_WHAT YOU ARE ASKED TO DO:_ All lines below must be repeated exactly, with the pictures omitted.

_GIVEN MATERIAL:_
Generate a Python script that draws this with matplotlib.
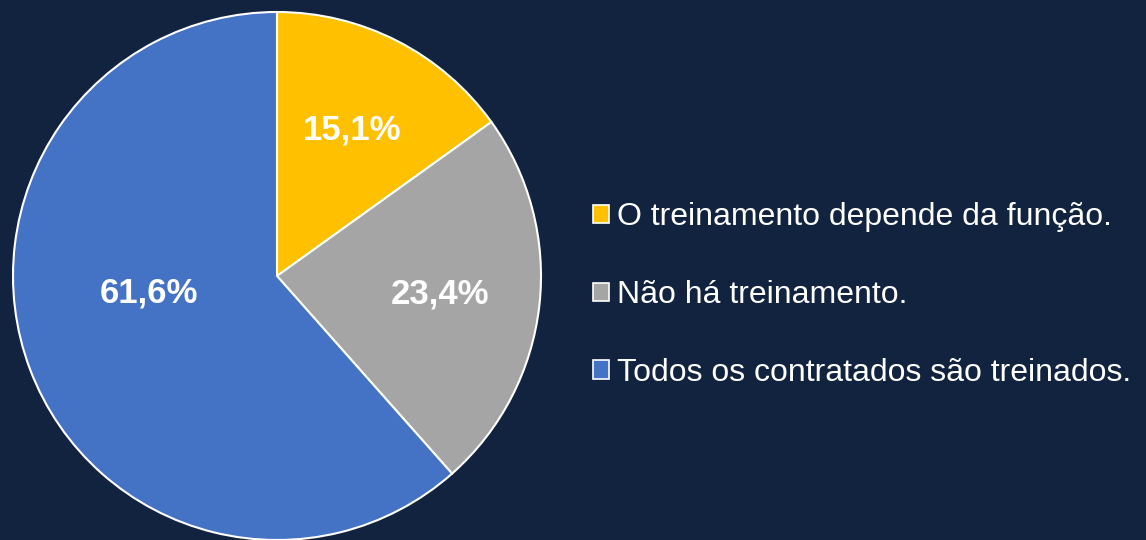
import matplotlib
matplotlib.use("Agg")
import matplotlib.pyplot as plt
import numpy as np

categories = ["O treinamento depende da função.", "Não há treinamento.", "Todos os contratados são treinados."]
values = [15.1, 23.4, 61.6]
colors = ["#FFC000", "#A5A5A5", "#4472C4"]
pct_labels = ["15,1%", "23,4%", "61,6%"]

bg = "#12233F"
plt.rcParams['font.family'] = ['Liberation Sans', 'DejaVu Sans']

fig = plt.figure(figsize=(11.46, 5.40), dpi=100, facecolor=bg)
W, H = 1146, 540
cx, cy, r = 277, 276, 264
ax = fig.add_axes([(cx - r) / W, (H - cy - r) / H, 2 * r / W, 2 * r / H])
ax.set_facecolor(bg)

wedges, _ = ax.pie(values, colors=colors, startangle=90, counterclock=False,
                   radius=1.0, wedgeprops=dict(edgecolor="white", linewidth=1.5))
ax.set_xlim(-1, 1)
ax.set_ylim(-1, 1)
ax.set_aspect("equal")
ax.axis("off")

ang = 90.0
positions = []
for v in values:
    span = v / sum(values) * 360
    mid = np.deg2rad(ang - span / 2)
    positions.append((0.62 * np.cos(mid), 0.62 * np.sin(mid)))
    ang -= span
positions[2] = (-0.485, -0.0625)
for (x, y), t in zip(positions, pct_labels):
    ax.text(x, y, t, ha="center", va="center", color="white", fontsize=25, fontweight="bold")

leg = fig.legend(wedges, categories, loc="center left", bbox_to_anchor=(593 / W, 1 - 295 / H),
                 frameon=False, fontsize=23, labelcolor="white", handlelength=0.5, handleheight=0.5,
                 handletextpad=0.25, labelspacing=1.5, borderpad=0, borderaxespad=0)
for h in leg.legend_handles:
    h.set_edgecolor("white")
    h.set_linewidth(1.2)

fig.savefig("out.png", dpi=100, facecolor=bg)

_RESPONSE:_
Generate a Python script that draws this with matplotlib.
import matplotlib
matplotlib.use("Agg")
import matplotlib.pyplot as plt
import numpy as np

categories = ["O treinamento depende da função.", "Não há treinamento.", "Todos os contratados são treinados."]
values = [15.1, 23.4, 61.6]
colors = ["#FFC000", "#A5A5A5", "#4472C4"]
pct_labels = ["15,1%", "23,4%", "61,6%"]

bg = "#12233F"
plt.rcParams['font.family'] = ['Liberation Sans', 'DejaVu Sans']

fig = plt.figure(figsize=(11.46, 5.40), dpi=100, facecolor=bg)
W, H = 1146, 540
cx, cy, r = 277, 276, 264
ax = fig.add_axes([(cx - r) / W, (H - cy - r) / H, 2 * r / W, 2 * r / H])
ax.set_facecolor(bg)

wedges, _ = ax.pie(values, colors=colors, startangle=90, counterclock=False,
                   radius=1.0, wedgeprops=dict(edgecolor="white", linewidth=1.5))
ax.set_xlim(-1, 1)
ax.set_ylim(-1, 1)
ax.set_aspect("equal")
ax.axis("off")

ang = 90.0
positions = []
for v in values:
    span = v / sum(values) * 360
    mid = np.deg2rad(ang - span / 2)
    positions.append((0.62 * np.cos(mid), 0.62 * np.sin(mid)))
    ang -= span
positions[2] = (-0.485, -0.0625)
for (x, y), t in zip(positions, pct_labels):
    ax.text(x, y, t, ha="center", va="center", color="white", fontsize=25, fontweight="bold")

leg = fig.legend(wedges, categories, loc="center left", bbox_to_anchor=(593 / W, 1 - 295 / H),
                 frameon=False, fontsize=23, labelcolor="white", handlelength=0.5, handleheight=0.5,
                 handletextpad=0.25, labelspacing=1.5, borderpad=0, borderaxespad=0)
for h in leg.legend_handles:
    h.set_edgecolor("white")
    h.set_linewidth(1.2)

fig.savefig("out.png", dpi=100, facecolor=bg)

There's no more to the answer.